Linear and group identifying codes in Hamming Graphs
N. V. Shinde, S. A. Mane
Abstract
Codes are crucial in many areas of applications. Different types of codes are designed to meet specific needs, which makes them more effective and useful. Linear codes are extensively used in data storage systems. Identifying codes are essential for locating malfunctioning processors. To combine these benefits, researchers have looked into a type of code called linear identifying codes. These codes blend the error-correction abilities of linear codes with the fault-finding capabilities of identifying codes. Group codes are also highly regarded for their strong properties and reliable decoding methods.
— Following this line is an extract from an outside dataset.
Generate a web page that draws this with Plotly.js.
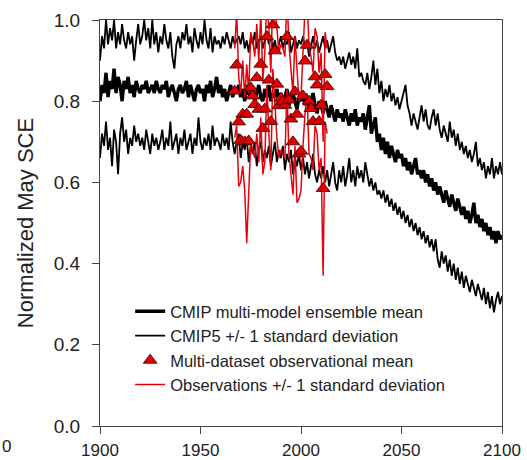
<!DOCTYPE html>
<html>
<head>
<meta charset="utf-8">
<script src="https://cdn.plot.ly/plotly-3.0.1.min.js"></script>
<style>html,body{margin:0;padding:0;background:#fff;}#chart{width:527px;height:460px;}</style>
</head>
<body>
<div id="chart"></div>
<script>
// ---- Data ----
const modelStartYear = 1900;
const modelMean = [
0.80,0.84,0.82,0.87,0.81,0.85,0.83,0.88,0.82,0.86,
0.84,0.80,0.85,0.83,0.86,0.82,0.84,0.81,0.85,0.83,
0.82,0.84,0.83,0.85,0.82,0.83,0.84,0.82,0.85,0.83,
0.82,0.84,0.83,0.85,0.81,0.83,0.84,0.82,0.80,0.83,
0.84,0.82,0.83,0.85,0.81,0.84,0.82,0.80,0.83,0.84,
0.82,0.83,0.80,0.84,0.82,0.85,0.81,0.83,0.86,0.82,
0.84,0.81,0.83,0.80,0.82,0.84,0.81,0.83,0.82,0.84,
0.81,0.83,0.80,0.84,0.82,0.81,0.83,0.80,0.82,0.84,
0.81,0.80,0.83,0.81,0.84,0.80,0.82,0.81,0.83,0.80,
0.82,0.80,0.81,0.83,0.79,0.81,0.82,0.80,0.78,0.81,
0.80,0.82,0.79,0.81,0.78,0.80,0.82,0.79,0.77,0.80,
0.79,0.77,0.80,0.78,0.76,0.79,0.77,0.75,0.78,0.76,
0.77,0.75,0.78,0.76,0.74,0.77,0.75,0.78,0.74,0.76,
0.75,0.77,0.73,0.76,0.79,0.72,0.74,0.76,0.70,0.72,
0.68,0.71,0.67,0.70,0.66,0.69,0.67,0.65,0.68,0.66,
0.67,0.64,0.66,0.63,0.65,0.62,0.64,0.66,0.62,0.63,
0.61,0.63,0.60,0.62,0.59,0.61,0.58,0.60,0.57,0.59,
0.57,0.55,0.58,0.56,0.54,0.57,0.55,0.53,0.56,0.54,
0.52,0.54,0.51,0.53,0.50,0.52,0.55,0.50,0.52,0.49,
0.51,0.48,0.50,0.47,0.49,0.46,0.48,0.45,0.48,0.46,
0.47];
const modelUpper = [
0.90,0.96,0.93,1.00,0.94,0.98,0.95,1.00,0.93,0.97,
0.94,0.99,0.95,0.93,0.97,0.94,0.96,0.90,0.95,0.99,
0.94,0.96,1.00,0.95,0.98,0.93,1.00,0.94,0.97,0.92,
0.96,0.94,0.99,0.95,0.93,0.97,0.91,0.88,0.94,0.96,
0.93,0.97,0.95,0.99,0.94,0.96,0.92,0.98,0.95,0.93,
0.97,0.94,1.00,0.95,0.93,0.98,0.92,0.96,0.94,0.95,
0.93,0.96,0.94,0.97,0.95,0.93,0.96,0.94,0.95,0.96,
0.94,0.97,0.93,0.95,0.92,0.96,0.94,0.97,0.93,0.95,
0.96,0.93,0.95,0.97,0.94,0.96,0.93,0.95,0.92,0.94,
0.96,0.93,0.95,0.94,0.97,0.92,0.94,0.96,0.93,0.95,
0.94,0.96,0.93,0.95,0.91,0.94,0.96,0.93,0.95,0.92,
0.94,0.96,0.93,0.95,0.92,0.94,0.96,0.92,0.90,0.91,
0.89,0.91,0.88,0.90,0.92,0.89,0.91,0.88,0.93,0.86,
0.87,0.85,0.84,0.87,0.83,0.86,0.90,0.84,0.88,0.82,
0.85,0.80,0.83,0.81,0.84,0.80,0.82,0.79,0.81,0.78,
0.80,0.82,0.84,0.79,0.77,0.74,0.77,0.75,0.73,0.76,
0.79,0.75,0.78,0.74,0.73,0.76,0.78,0.74,0.77,0.73,
0.71,0.74,0.72,0.70,0.75,0.71,0.73,0.69,0.72,0.68,
0.70,0.67,0.69,0.66,0.68,0.65,0.67,0.70,0.64,0.66,
0.63,0.65,0.61,0.64,0.62,0.66,0.61,0.64,0.62,0.65,
0.62];
const modelLower = [
0.66,0.72,0.69,0.75,0.68,0.71,0.64,0.73,0.70,0.62,
0.72,0.76,0.70,0.73,0.67,0.71,0.69,0.74,0.70,0.72,
0.69,0.71,0.68,0.73,0.70,0.67,0.72,0.69,0.71,0.68,
0.70,0.73,0.68,0.71,0.69,0.75,0.68,0.70,0.72,0.67,
0.71,0.69,0.73,0.68,0.70,0.72,0.67,0.71,0.69,0.76,
0.70,0.68,0.71,0.69,0.72,0.68,0.74,0.69,0.71,0.70,
0.68,0.72,0.69,0.71,0.68,0.75,0.70,0.67,0.70,0.72,
0.66,0.70,0.68,0.71,0.65,0.69,0.67,0.70,0.64,0.68,
0.70,0.65,0.68,0.66,0.69,0.64,0.67,0.70,0.65,0.68,
0.66,0.69,0.63,0.67,0.65,0.68,0.62,0.66,0.64,0.67,
0.63,0.66,0.62,0.65,0.61,0.64,0.67,0.62,0.60,0.63,
0.61,0.64,0.60,0.63,0.59,0.62,0.65,0.60,0.58,0.63,
0.60,0.64,0.59,0.62,0.66,0.60,0.63,0.59,0.64,0.61,
0.63,0.60,0.65,0.62,0.59,0.61,0.58,0.60,0.57,0.58,
0.56,0.58,0.55,0.57,0.54,0.56,0.53,0.55,0.52,0.54,
0.51,0.53,0.50,0.52,0.49,0.51,0.48,0.50,0.47,0.49,
0.46,0.48,0.45,0.47,0.44,0.46,0.43,0.46,0.41,0.39,
0.43,0.40,0.42,0.38,0.41,0.37,0.40,0.36,0.39,0.35,
0.38,0.34,0.37,0.35,0.33,0.36,0.34,0.32,0.35,0.33,
0.31,0.34,0.30,0.33,0.29,0.32,0.28,0.31,0.33,0.30,
0.32];

const obsStartYear = 1967;
const obsMean = [
0.825,0.889,0.749,0.704,0.768,0.700,0.768,0.702,0.833,0.813,
0.792,0.858,0.780,0.891,0.733,0.781,0.959,0.852,0.750,0.988,
0.924,0.842,0.789,0.807,0.800,0.790,0.959,0.803,0.756,0.700,
0.823,0.768,0.670,0.677,0.813,0.899,0.938,0.800,0.782,0.750,
0.860,0.840,0.750,0.790,0.585,0.866,0.836];
const obsUpper = [
0.93,1.02,0.86,0.82,0.90,0.81,0.89,0.82,0.97,0.95,
0.91,0.99,0.90,1.02,0.85,0.92,1.05,0.98,0.87,1.08,
1.04,0.97,0.92,0.94,0.93,0.91,1.06,0.94,0.88,0.82,
0.96,0.89,0.80,0.81,0.95,1.03,1.06,0.93,0.91,0.87,
0.98,0.96,0.87,0.92,0.70,0.97,0.93];
const obsLower = [
0.71,0.74,0.59,0.60,0.64,0.58,0.45,0.60,0.70,0.68,
0.66,0.72,0.65,0.76,0.62,0.65,0.84,0.72,0.63,0.88,
0.80,0.71,0.66,0.68,0.67,0.66,0.83,0.67,0.62,0.57,
0.69,0.55,0.56,0.58,0.69,0.77,0.82,0.67,0.66,0.63,
0.74,0.72,0.63,0.66,0.37,0.75,0.72];

const legendNames = [
  'CMIP multi-model ensemble mean',
  'CMIP5 +/- 1 standard deviation',
  'Multi-dataset observational mean',
  'Observations +/- 1 standard deviation'
];
const xTicks = [1900, 1950, 2000, 2050, 2100];
const yTicks = [0.0, 0.2, 0.4, 0.6, 0.8, 1.0];

// ---- Build ----
const modelYears = modelMean.map((_, i) => modelStartYear + i);
const obsYears = obsMean.map((_, i) => obsStartYear + i);
const FONT = 'Liberation Sans, Arial, sans-serif';

const traces = [
  {x: modelYears, y: modelUpper, mode: 'lines', name: legendNames[1], legendrank: 2,
   line: {color: '#000', width: 1.8}},
  {x: modelYears, y: modelLower, mode: 'lines', name: legendNames[1], showlegend: false,
   line: {color: '#000', width: 1.8}},
  {x: modelYears, y: modelMean, mode: 'lines', name: legendNames[0], legendrank: 1,
   line: {color: '#000', width: 3.4}},
  {x: obsYears, y: obsUpper, mode: 'lines', name: legendNames[3], legendrank: 4,
   line: {color: '#e8000b', width: 1.5}},
  {x: obsYears, y: obsLower, mode: 'lines', name: legendNames[3], showlegend: false,
   line: {color: '#e8000b', width: 1.5}},
  {x: obsYears, y: obsMean, mode: 'markers', name: legendNames[2], legendrank: 3,
   marker: {symbol: 'triangle-up', size: 12, color: '#e00000', line: {color: '#300', width: 0.8}}}
];

const layout = {
  width: 527, height: 460,
  margin: {l: 100, r: 25, t: 20, b: 34},
  paper_bgcolor: '#fff', plot_bgcolor: '#fff',
  font: {family: FONT, size: 18, color: '#222'},
  showlegend: true,
  legend: {x: 0.075, y: 0.325, xanchor: 'left', yanchor: 'top',
    bgcolor: 'rgba(0,0,0,0)', font: {family: FONT, size: 16.5, color: '#222'},
    tracegroupgap: 0, itemwidth: 30},
  xaxis: {range: [1900, 2100], tickvals: xTicks, ticktext: xTicks.map(String),
    showgrid: false, zeroline: false, showline: true, linecolor: '#444', linewidth: 1,
    mirror: true, ticks: 'outside', ticklen: 7, tickcolor: '#444', ticklabelstandoff: 2,
    tickfont: {family: FONT, size: 17, color: '#222'}},
  yaxis: {range: [0, 1.0], tickvals: yTicks, ticktext: yTicks.map(v => v.toFixed(1)),
    showgrid: false, zeroline: false, showline: true, linecolor: '#444', linewidth: 1,
    mirror: true, ticks: 'outside', ticklen: 7, tickcolor: '#444', ticklabelstandoff: 8,
    tickfont: {family: FONT, size: 19, color: '#222'},
    title: {text: 'Normalized May SCE', font: {family: FONT, size: 22, color: '#222'}, standoff: 14}},
  annotations: [
    {xref: 'paper', yref: 'paper', x: -0.249, y: -0.05, xanchor: 'left', yanchor: 'middle',
     text: '0', showarrow: false, font: {family: FONT, size: 17, color: '#222'}}
  ]
};

Plotly.newPlot('chart', traces, layout, {displayModeBar: false, staticPlot: true});
</script>
</body>
</html>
In our work, we introduce a new type of identifying code called group Identifying codes. These codes aim to bring together the best features of both Identifying codes and group codes, offering enhanced performance in fault detection and system reliability. In this paper, we establish limits on the smallest size of a group identifying code when \( G \) is an \( n \)-dimensional Hamming cube \( K_{m_1} \square K_{m_2} \square \dots \square K_{m_n} \). Additionally, we determine the smallest size of a linear identifying code in \( K_p^n \) for a prime \( p \) and \( n \geq 2 \). In [1], it was hypothesized that \( γ^{ID}(K_m^3) = m^2 \) for an integer \( m \geq 2 \). Although this conjecture was disproven in [2], we demonstrate that group identifying codes in \( K_m^3 \) for an integer \( m \geq 2 \) and linear identifying codes in \( K_p^3 \) for a prime \( p \) indeed fulfill this conjecture.